### EXTRACTED ENTRIES

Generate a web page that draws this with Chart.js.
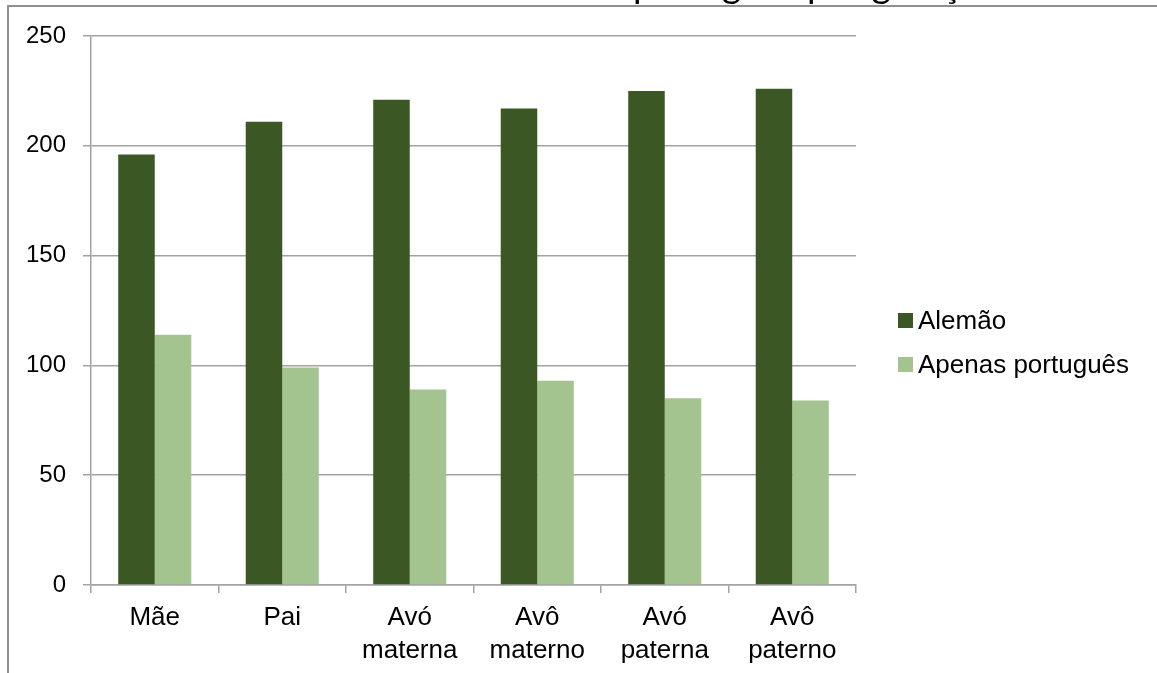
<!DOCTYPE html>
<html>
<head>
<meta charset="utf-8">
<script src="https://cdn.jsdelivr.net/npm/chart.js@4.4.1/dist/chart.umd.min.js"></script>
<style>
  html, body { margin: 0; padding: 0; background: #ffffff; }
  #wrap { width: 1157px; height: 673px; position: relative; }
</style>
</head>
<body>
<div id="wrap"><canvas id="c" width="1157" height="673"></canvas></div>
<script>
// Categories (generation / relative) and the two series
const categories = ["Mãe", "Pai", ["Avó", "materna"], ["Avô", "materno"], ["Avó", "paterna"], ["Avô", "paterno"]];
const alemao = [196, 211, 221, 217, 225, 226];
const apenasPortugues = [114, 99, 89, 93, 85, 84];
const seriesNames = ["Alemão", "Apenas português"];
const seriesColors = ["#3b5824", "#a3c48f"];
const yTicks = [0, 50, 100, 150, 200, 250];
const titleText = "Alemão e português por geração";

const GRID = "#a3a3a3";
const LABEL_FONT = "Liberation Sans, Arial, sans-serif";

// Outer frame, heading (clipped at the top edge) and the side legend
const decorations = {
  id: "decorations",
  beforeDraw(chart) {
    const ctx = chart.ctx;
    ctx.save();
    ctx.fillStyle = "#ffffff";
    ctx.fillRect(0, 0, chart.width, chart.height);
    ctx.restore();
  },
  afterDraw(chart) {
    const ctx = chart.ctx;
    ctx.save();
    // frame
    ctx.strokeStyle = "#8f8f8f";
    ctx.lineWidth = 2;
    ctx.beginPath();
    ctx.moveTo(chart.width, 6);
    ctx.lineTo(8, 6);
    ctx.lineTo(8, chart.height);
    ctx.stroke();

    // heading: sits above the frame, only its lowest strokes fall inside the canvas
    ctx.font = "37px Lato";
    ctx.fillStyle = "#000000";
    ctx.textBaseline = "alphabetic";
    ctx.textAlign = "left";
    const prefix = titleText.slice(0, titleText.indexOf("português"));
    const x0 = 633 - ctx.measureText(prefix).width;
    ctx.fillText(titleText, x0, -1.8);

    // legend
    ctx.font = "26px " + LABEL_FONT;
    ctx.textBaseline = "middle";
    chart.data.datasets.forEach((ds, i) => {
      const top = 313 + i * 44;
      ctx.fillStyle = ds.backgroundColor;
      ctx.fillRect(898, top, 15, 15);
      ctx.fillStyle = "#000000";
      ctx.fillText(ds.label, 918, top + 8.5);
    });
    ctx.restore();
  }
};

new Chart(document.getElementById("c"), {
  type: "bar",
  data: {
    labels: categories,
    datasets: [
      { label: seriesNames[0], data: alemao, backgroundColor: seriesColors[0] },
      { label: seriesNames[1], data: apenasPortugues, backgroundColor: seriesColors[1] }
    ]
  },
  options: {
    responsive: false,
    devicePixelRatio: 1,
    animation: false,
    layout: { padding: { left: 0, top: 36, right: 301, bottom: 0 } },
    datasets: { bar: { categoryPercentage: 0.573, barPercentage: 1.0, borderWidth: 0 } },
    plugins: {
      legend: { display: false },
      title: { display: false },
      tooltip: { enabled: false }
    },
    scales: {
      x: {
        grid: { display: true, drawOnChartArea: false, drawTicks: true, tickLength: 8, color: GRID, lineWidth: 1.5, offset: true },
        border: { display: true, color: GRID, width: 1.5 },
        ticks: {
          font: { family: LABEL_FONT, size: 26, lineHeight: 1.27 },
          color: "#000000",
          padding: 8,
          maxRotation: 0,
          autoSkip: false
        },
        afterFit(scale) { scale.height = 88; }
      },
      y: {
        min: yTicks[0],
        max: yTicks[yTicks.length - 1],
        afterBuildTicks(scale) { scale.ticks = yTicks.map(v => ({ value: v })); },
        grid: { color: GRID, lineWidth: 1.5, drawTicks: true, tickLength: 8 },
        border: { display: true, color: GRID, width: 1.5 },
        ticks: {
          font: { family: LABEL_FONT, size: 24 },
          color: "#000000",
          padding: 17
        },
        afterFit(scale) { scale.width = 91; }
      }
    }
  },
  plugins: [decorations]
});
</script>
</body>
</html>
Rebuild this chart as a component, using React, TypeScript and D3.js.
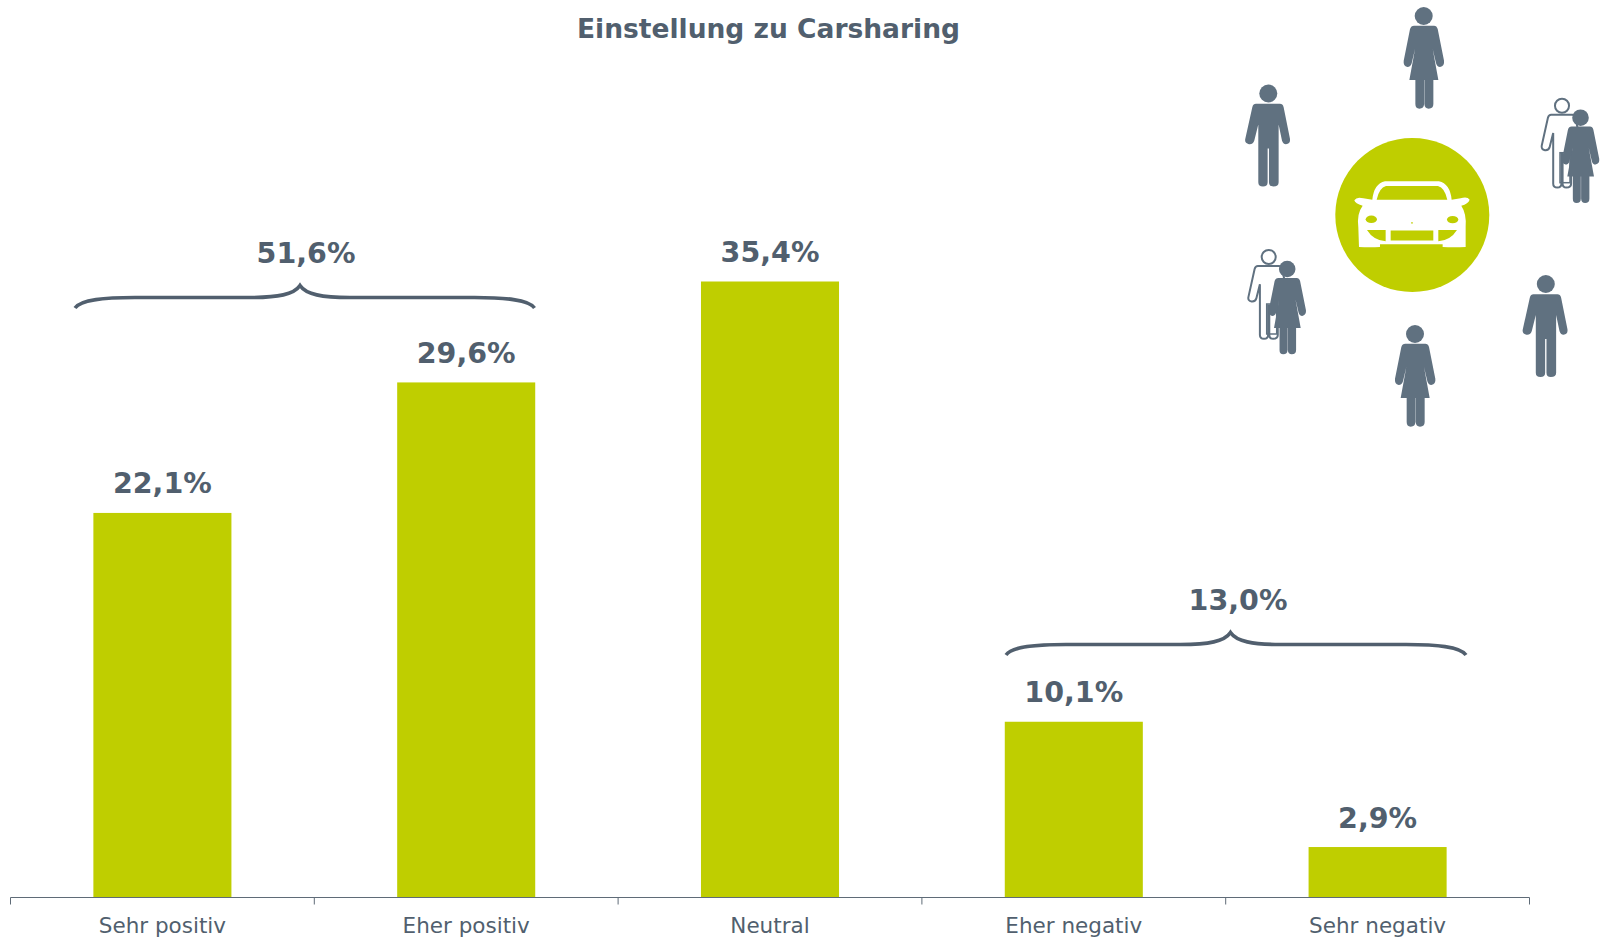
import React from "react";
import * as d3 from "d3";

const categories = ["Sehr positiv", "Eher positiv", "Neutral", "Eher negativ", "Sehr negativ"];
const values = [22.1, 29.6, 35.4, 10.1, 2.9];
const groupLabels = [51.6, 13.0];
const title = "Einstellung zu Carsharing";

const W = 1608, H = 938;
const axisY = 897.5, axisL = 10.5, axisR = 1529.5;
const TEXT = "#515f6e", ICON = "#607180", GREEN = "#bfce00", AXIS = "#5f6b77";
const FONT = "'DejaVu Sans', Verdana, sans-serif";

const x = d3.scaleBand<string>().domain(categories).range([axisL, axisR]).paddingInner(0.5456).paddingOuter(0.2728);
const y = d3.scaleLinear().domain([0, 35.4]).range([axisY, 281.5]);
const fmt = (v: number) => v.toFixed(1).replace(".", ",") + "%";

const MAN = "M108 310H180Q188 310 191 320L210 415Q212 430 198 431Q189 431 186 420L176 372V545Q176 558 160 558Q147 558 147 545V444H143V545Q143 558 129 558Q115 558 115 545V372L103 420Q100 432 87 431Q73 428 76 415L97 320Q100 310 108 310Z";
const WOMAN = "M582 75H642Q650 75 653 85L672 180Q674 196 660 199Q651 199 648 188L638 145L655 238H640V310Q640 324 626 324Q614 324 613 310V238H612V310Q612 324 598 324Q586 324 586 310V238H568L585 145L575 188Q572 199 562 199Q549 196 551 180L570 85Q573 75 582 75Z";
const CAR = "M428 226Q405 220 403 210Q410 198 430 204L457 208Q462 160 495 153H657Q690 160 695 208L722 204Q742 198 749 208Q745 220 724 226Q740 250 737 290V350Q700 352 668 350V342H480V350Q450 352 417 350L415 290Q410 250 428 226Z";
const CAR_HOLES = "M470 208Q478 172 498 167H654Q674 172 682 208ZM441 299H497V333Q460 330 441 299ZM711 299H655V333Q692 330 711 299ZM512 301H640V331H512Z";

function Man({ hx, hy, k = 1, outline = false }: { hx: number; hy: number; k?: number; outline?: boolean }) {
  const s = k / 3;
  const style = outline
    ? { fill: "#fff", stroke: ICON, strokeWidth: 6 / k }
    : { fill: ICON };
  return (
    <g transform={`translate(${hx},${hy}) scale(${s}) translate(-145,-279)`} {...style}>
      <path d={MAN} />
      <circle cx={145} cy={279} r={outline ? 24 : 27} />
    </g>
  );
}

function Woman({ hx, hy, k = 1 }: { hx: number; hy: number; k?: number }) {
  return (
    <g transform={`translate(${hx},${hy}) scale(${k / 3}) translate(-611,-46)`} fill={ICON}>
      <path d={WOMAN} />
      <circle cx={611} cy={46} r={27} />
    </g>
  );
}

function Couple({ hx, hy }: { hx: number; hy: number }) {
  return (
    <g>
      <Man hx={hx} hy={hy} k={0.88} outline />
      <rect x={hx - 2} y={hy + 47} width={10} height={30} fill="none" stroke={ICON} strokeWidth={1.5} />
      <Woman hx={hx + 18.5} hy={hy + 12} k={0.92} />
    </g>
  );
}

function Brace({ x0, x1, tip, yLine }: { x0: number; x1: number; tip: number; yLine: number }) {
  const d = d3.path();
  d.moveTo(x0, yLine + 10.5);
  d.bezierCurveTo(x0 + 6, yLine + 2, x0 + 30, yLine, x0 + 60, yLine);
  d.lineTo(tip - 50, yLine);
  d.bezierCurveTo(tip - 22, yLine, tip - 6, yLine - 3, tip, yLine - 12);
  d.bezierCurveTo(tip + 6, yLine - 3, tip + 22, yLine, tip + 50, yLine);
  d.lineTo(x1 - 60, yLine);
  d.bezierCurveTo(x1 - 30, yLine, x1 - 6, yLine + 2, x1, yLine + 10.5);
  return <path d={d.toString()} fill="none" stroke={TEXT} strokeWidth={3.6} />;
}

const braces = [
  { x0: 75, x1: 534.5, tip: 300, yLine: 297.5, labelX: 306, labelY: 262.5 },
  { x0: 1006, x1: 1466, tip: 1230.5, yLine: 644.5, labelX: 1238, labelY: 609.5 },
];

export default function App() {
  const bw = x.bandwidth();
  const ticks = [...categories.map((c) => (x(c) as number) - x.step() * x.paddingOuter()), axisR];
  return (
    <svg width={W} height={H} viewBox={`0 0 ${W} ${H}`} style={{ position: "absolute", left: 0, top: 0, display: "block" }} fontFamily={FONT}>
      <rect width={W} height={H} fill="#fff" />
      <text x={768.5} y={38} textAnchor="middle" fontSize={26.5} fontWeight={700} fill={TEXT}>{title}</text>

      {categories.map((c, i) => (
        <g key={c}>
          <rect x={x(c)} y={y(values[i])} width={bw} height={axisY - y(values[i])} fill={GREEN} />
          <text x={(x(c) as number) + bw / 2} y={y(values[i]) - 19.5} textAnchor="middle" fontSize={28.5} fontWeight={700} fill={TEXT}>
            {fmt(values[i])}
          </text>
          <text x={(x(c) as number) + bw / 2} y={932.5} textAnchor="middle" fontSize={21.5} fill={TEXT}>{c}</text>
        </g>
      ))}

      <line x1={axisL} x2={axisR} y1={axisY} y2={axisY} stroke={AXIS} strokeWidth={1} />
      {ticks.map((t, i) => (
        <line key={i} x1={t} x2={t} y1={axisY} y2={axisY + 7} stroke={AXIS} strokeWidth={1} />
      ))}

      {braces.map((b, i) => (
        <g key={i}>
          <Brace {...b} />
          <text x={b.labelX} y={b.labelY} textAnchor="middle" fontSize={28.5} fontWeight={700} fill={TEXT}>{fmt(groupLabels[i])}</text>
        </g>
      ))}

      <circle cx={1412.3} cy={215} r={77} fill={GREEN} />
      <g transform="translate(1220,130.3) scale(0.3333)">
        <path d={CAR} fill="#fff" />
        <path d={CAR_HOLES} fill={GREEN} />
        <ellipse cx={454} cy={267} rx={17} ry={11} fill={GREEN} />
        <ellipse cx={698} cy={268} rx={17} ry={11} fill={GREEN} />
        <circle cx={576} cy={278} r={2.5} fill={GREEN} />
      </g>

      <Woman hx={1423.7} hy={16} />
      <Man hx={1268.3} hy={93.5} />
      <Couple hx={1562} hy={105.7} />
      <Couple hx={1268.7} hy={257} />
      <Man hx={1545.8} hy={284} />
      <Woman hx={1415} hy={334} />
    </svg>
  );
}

### WRITTEN REQUEST
Give only the number of lines in the material above that hold the word "this".

### RESPONSE BELOW
2